Safer driving through AI
Mohammad Ali, Lead Architect at Zenseact, has been part of our journey since the early Zenuity days, sitting at the intersection of technology and safety. From understanding how AI learns to drive to ensuring it behaves safely on real roads, he’s focused on one goal: creating software that can handle the full range of real-world traffic – safely, smoothly, and reliably.
4 min read
Tell us about yourself
My name is Mohammad Ali, and I’m the Lead Architect at Zenseact. I’ve been here since the early Zenuity days, working with active safety systems. I’ve always been deeply interested in technology – curious not just about the details but also about the big picture. I enjoy diving into rabbit holes, but I also appreciate stepping back to see how everything connects.
Why do we use AI in our software?
The short answer is: because it works and because we have to. Machine learning has proven to be incredibly powerful compared to traditional methods. In many areas, it outperforms classical techniques, which is why we rely on it so heavily.
Are we using AI for all parts of the software?
No, not for everything. The product we’re currently working on is designed to have a large part driven by neural networks. These take in raw sensor data – pixels from cameras, LiDAR point clouds, radar detections – and produce a trajectory: a path and speed profile for the car to follow. But on top of that, we have other software layers that check and ensure the trajectory is safe. They make sure the car doesn’t go off the road or collide with anything, and they can override the AI if needed.
Why do we need AI if we can just write code for every traffic situation?
Because we can’t. The number of possible situations in real traffic is enormous. Trying to write manual logic for every “if this, then that” case would be impossible. Driving from Lindholmen to downtown Gothenburg is one thing; driving through Los Angeles is another. The combinations of conditions and interactions are too complex for human-written rules. AI is the only scalable way to handle that variety.
Our ambition is to build software that can handle the full variety of real-world traffic situations. The complexity of traffic is simply too great for hand-written code. The only way forward is to use data-driven methods that can learn from experience and scale with more data, the “bitter lesson,” as it’s sometimes called. That’s how we’ll make truly capable and safe driving systems.
What is meant by end-to-end driving?
End-to-end driving means the system takes raw sensor input and produces a complete driving plan as output. In our case, that means starting from camera pixels, LiDAR point clouds, and radar detections, and ending with a trajectory: a path and a speed profile. That’s the “end-to-end” process we’re designing right now.

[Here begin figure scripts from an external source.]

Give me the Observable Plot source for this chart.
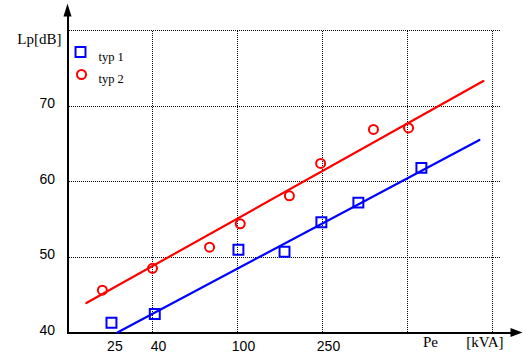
<!DOCTYPE html>
<html><head><meta charset="utf-8">
<script src="https://cdn.jsdelivr.net/npm/d3@7"></script>
<script src="https://cdn.jsdelivr.net/npm/@observablehq/plot@0.6"></script>
<style>html,body{margin:0;padding:0;background:#fff} svg{display:block}</style>
</head><body><div id="chart"></div>
<script>
// Series: measured points
const typ1X = [25.7, 41, 101, 166, 247, 368, 726];
const typ1Y = [41.3, 42.45, 50.95, 50.7, 54.6, 57.2, 61.8];
const typ2X = [23.3, 40, 74, 103, 175, 245, 433, 632];
const typ2Y = [45.6, 48.5, 51.3, 54.4, 58.1, 62.4, 66.9, 67.1];
// Fitted lines (end points)
const fit1X = [27.4, 1357];
const fit1Y = [40.0, 65.5];
const fit2X = [19.6, 1416];
const fit2Y = [43.9, 73.3];
// Ticks and grid
const xTicks = [25, 40, 100, 250];
const xGrid = [40, 100, 250, 625, 1562.5];
const yTicks = [40, 50, 60, 70];
const yGrid = [50, 60, 70, 80];
const seriesNames = ["typ 1", "typ 2"];
const yTitle = "Lp[dB]";
const xTitle = "Pe";
const xUnit = "[kVA]";

const W = 523, H = 362;
const xDomain = [16, 1562.5], xRange = [67, 492];
const yDomain = [40, 80], yRange = [332, 30];
const xs = d3.scaleLog(xDomain, xRange);
const ys = d3.scaleLinear(yDomain, yRange);
const x0 = xDomain[0], y0 = yDomain[0];

const pts1 = typ1X.map((v, i) => ({x: v, y: typ1Y[i]}));
const pts2 = typ2X.map((v, i) => ({x: v, y: typ2Y[i]}));
const line1 = fit1X.map((v, i) => ({x: v, y: fit1Y[i]}));
const line2 = fit2X.map((v, i) => ({x: v, y: fit2Y[i]}));

const arrowUp = {draw(c) { c.moveTo(0, -6.5); c.lineTo(4, 6.5); c.lineTo(-4, 6.5); c.closePath(); }};
const arrowRight = {draw(c) { c.moveTo(6, 0); c.lineTo(-6, -4.5); c.lineTo(-6, 4.5); c.closePath(); }};

const serif = "Liberation Serif, Times New Roman, serif";
const sans = "Liberation Sans, Arial, sans-serif";
const dots = {strokeDasharray: "1,1", stroke: "black", strokeWidth: 1, shapeRendering: "crispEdges"};

const chart = Plot.plot({
  width: W, height: H,
  marginLeft: 67, marginRight: 31, marginTop: 30, marginBottom: 30,
  style: {background: "white"},
  x: {type: "log", domain: xDomain, range: xRange, axis: null},
  y: {domain: yDomain, range: yRange, axis: null},
  marks: [
    Plot.ruleY(yGrid, {y: d => d, x1: x0, x2: xs.invert(500), ...dots}),
    Plot.ruleX(xGrid, {x: d => d, y1: y0, y2: yDomain[1], ...dots}),
    Plot.ruleX([x0], {y1: y0, y2: ys.invert(8), stroke: "black", strokeWidth: 2, shapeRendering: "crispEdges"}),
    Plot.ruleY([y0], {x1: x0, x2: xs.invert(511), stroke: "black", strokeWidth: 2, shapeRendering: "crispEdges"}),
    Plot.dot([0], {x: x0, y: ys.invert(9.5), symbol: arrowUp, fill: "black", stroke: "none"}),
    Plot.dot([0], {x: xs.invert(516), y: y0, symbol: arrowRight, fill: "black", stroke: "none"}),
    Plot.text(yTicks, {x: x0, y: d => d, text: d => String(d), textAnchor: "end", dx: -12.5, dy: -2, fontFamily: sans, fontSize: 14, fill: "black"}),
    Plot.text(xTicks, {x: d => d, y: y0, text: d => String(d), textAnchor: "middle", dx: 6, dy: 14, fontFamily: sans, fontSize: 14, fill: "black"}),
    Plot.text([yTitle], {frameAnchor: "top-left", text: d => d, textAnchor: "end", dx: -6, dy: 3, fontFamily: serif, fontSize: 15, fill: "black"}),
    Plot.text([xTitle], {frameAnchor: "bottom-right", text: d => d, textAnchor: "middle", dx: -62, dy: 14, fontFamily: serif, fontSize: 15, fill: "black"}),
    Plot.text([xUnit], {frameAnchor: "bottom-right", text: d => d, textAnchor: "end", dx: 11, dy: 14, fontFamily: serif, fontSize: 15, fill: "black"}),
    Plot.line(line2, {x: "x", y: "y", stroke: "#ff0000", strokeWidth: 2.2}),
    Plot.line(line1, {x: "x", y: "y", stroke: "#0000ff", strokeWidth: 2.2}),
    Plot.dot(pts1, {x: "x", y: "y", symbol: "square", r: 5.6, stroke: "#0000ff", strokeWidth: 2, fill: "none"}),
    Plot.dot(pts2, {x: "x", y: "y", symbol: "circle", r: 4.5, stroke: "#ff0000", strokeWidth: 2, fill: "none"}),
    // legend
    Plot.dot([seriesNames[0]], {frameAnchor: "top-left", dx: 13, dy: 21.5, symbol: "square", r: 5.6, stroke: "#0000ff", strokeWidth: 2, fill: "none"}),
    Plot.dot([seriesNames[1]], {frameAnchor: "top-left", dx: 14, dy: 44, symbol: "circle", r: 4.5, stroke: "#ff0000", strokeWidth: 2, fill: "none"}),
    Plot.text([seriesNames[0]], {frameAnchor: "top-left", text: d => d, textAnchor: "start", dx: 31, dy: 22, fontFamily: serif, fontSize: 12.5, fill: "black"}),
    Plot.text([seriesNames[1]], {frameAnchor: "top-left", text: d => d, textAnchor: "start", dx: 31, dy: 44, fontFamily: serif, fontSize: 12.5, fill: "black"})
  ]
});
document.getElementById("chart").appendChild(chart);
</script>
</body></html>
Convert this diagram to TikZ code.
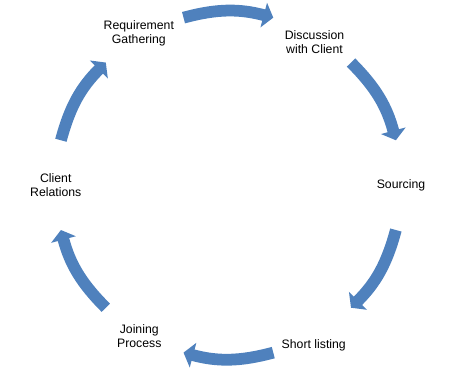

How do we ensure that AI-driven functions behave correctly?
That’s a big challenge. We’ll use what we call guardrails: software layers that constantly monitor and verify what the neural network wants to do. These guardrails check that the planned trajectory doesn’t, for example, hit another car or break traffic rules, and they can override it when needed.
I once showed a video where a car began moving just before a light turned green. The network had learned that behavior from data – it predicted the green light. It was understandable, but still illegal. A guardrail in that case would detect the red light and stop the car from accelerating, even if the AI “thought” it should go.

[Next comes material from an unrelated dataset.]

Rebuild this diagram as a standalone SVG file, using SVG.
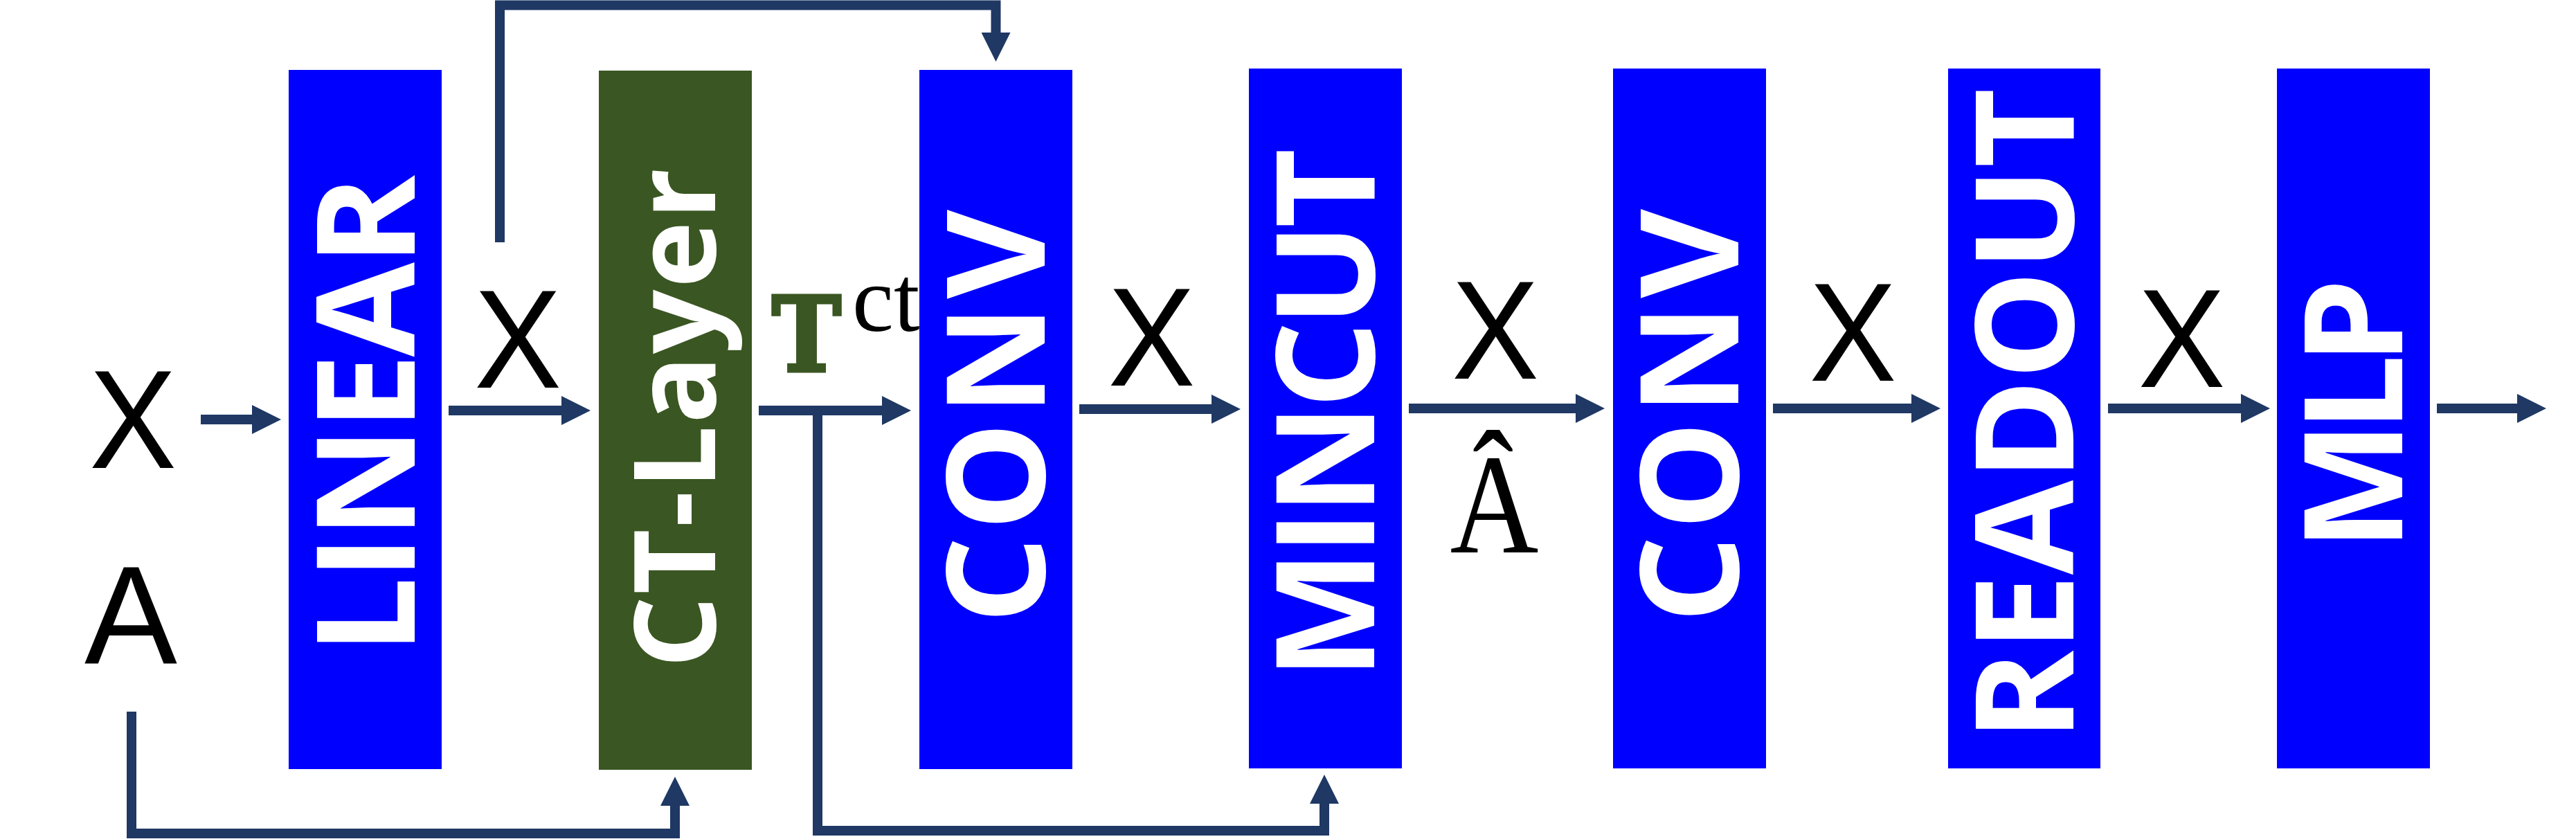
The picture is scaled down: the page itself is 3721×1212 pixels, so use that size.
<svg xmlns="http://www.w3.org/2000/svg" width="3721" height="1212" viewBox="0 0 3721 1212">
  <style>
    .blue { fill: #0000FF; }
    .green { fill: #3A5622; }
    .lbl { font-family: "Open Sans", Lato, sans-serif; font-weight: 700; font-size: 198px; fill: #FFFFFF; text-anchor: middle; }
    .var { font-family: "Liberation Sans", Arial, sans-serif; font-size: 203px; fill: #000000; text-anchor: middle; }
    .math { font-family: "Liberation Serif", "Times New Roman", serif; fill: #000000; }
    .conn { fill: none; stroke: #1F3864; stroke-width: 14; stroke-linejoin: miter; stroke-linecap: butt; marker-end: url(#arrow); }
  </style>
  <defs>
    <marker id="arrow" markerUnits="userSpaceOnUse" markerWidth="42" markerHeight="42" viewBox="0 0 42 42" refX="12" refY="21" orient="auto">
      <path d="M0,0 L42,21 L0,42 z" fill="#1F3864"/>
    </marker>
  </defs>

  <g id="node-linear">
    <rect class="blue" x="417" y="101" width="221" height="1010"/>
    <text class="lbl" transform="translate(599,599) rotate(-90)" textLength="692" lengthAdjust="spacing">LINEAR</text>
  </g>
  <g id="node-ctlayer">
    <rect class="green" x="865" y="102" width="221" height="1010"/>
    <text class="lbl" style="font-size:163px" transform="translate(1033,604) rotate(-90)" textLength="722" lengthAdjust="spacing">CT-Layer</text>
  </g>
  <g id="node-conv1">
    <rect class="blue" x="1328" y="101" width="221" height="1010"/>
    <text class="lbl" transform="translate(1509,602) rotate(-90)" textLength="598" lengthAdjust="spacing">CONV</text>
  </g>
  <g id="node-mincut">
    <rect class="blue" x="1804" y="99" width="221" height="1011"/>
    <text class="lbl" transform="translate(1985,598) rotate(-90)" textLength="767" lengthAdjust="spacing">MINCUT</text>
  </g>
  <g id="node-conv2">
    <rect class="blue" x="2330" y="99" width="221" height="1011"/>
    <text class="lbl" transform="translate(2511,601) rotate(-90)" textLength="598" lengthAdjust="spacing">CONV</text>
  </g>
  <g id="node-readout">
    <rect class="blue" x="2814" y="99" width="220" height="1011"/>
    <text class="lbl" transform="translate(2995,599) rotate(-90)" textLength="943" lengthAdjust="spacing">READOUT</text>
  </g>
  <g id="node-mlp">
    <rect class="blue" x="3289" y="99" width="221" height="1011"/>
    <text class="lbl" transform="translate(3470,599) rotate(-90)" textLength="393" lengthAdjust="spacing">MLP</text>
  </g>

  <g id="connectors">
    <path class="conn" d="M290,606 H376"/>
    <path class="conn" d="M648,593 H823"/>
    <path class="conn" d="M1096,593 H1286"/>
    <path class="conn" d="M1559,591 H1762"/>
    <path class="conn" d="M2035,590 H2288"/>
    <path class="conn" d="M2561,590 H2773"/>
    <path class="conn" d="M3045,590 H3249"/>
    <path class="conn" d="M3520,590 H3648"/>
    <path class="conn" d="M722,350 V7.5 H1438.5 V59"/>
    <path class="conn" d="M190,1028 V1204 H975 V1152"/>
    <path class="conn" d="M1181,593 V1200 H1913 V1149"/>
  </g>

  <g id="labels">
    <text class="var" x="192" y="676" textLength="126" lengthAdjust="spacingAndGlyphs">X</text>
    <text class="var" x="189" y="959" textLength="134" lengthAdjust="spacingAndGlyphs">A</text>
    <text class="var" x="748" y="560" textLength="126" lengthAdjust="spacingAndGlyphs">X</text>
    <text class="var" x="1663.5" y="557" textLength="126" lengthAdjust="spacingAndGlyphs">X</text>
    <text class="var" x="2160" y="547" textLength="126" lengthAdjust="spacingAndGlyphs">X</text>
    <text class="var" x="2676.5" y="550" textLength="126" lengthAdjust="spacingAndGlyphs">X</text>
    <text class="var" x="3151.5" y="559" textLength="126" lengthAdjust="spacingAndGlyphs">X</text>
    <text x="1115" y="536" font-weight="bold" style="font-family:'DejaVu Serif','Liberation Serif',serif;font-size:150px;fill:#3A5622;stroke:#3A5622;stroke-width:5" textLength="100" lengthAdjust="spacingAndGlyphs">T</text>
    <text class="math" x="1231" y="478" style="font-size:135px">ct</text>
    <text class="math" x="2158.5" y="798" style="font-size:205px;text-anchor:middle" textLength="128" lengthAdjust="spacingAndGlyphs">Â</text>
  </g>
</svg>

What role does human oversight play in developing our software?
Human oversight is essential. People are involved in everything from annotating data to reviewing results and defining tests. One of our biggest challenges is that retraining a neural network can change its behavior in unpredictable ways. So we rely heavily on automated tests – and on humans designing those tests – to make sure we keep the behaviors we want after every new training round. Also, like I said, we have manually crafted software layers that monitor and verify what the neural nets want to do.
What makes you smile at work?
Many things. I love exploring deep technical details, but I also enjoy seeing everything come together in the car. When a new feature works better than expected, that’s a great feeling. Just recently, I was in a demo car that yielded early to another vehicle merging in front of us. I hadn’t realized that behavior was active yet; it surprised me in a good way. That kind of moment makes me smile.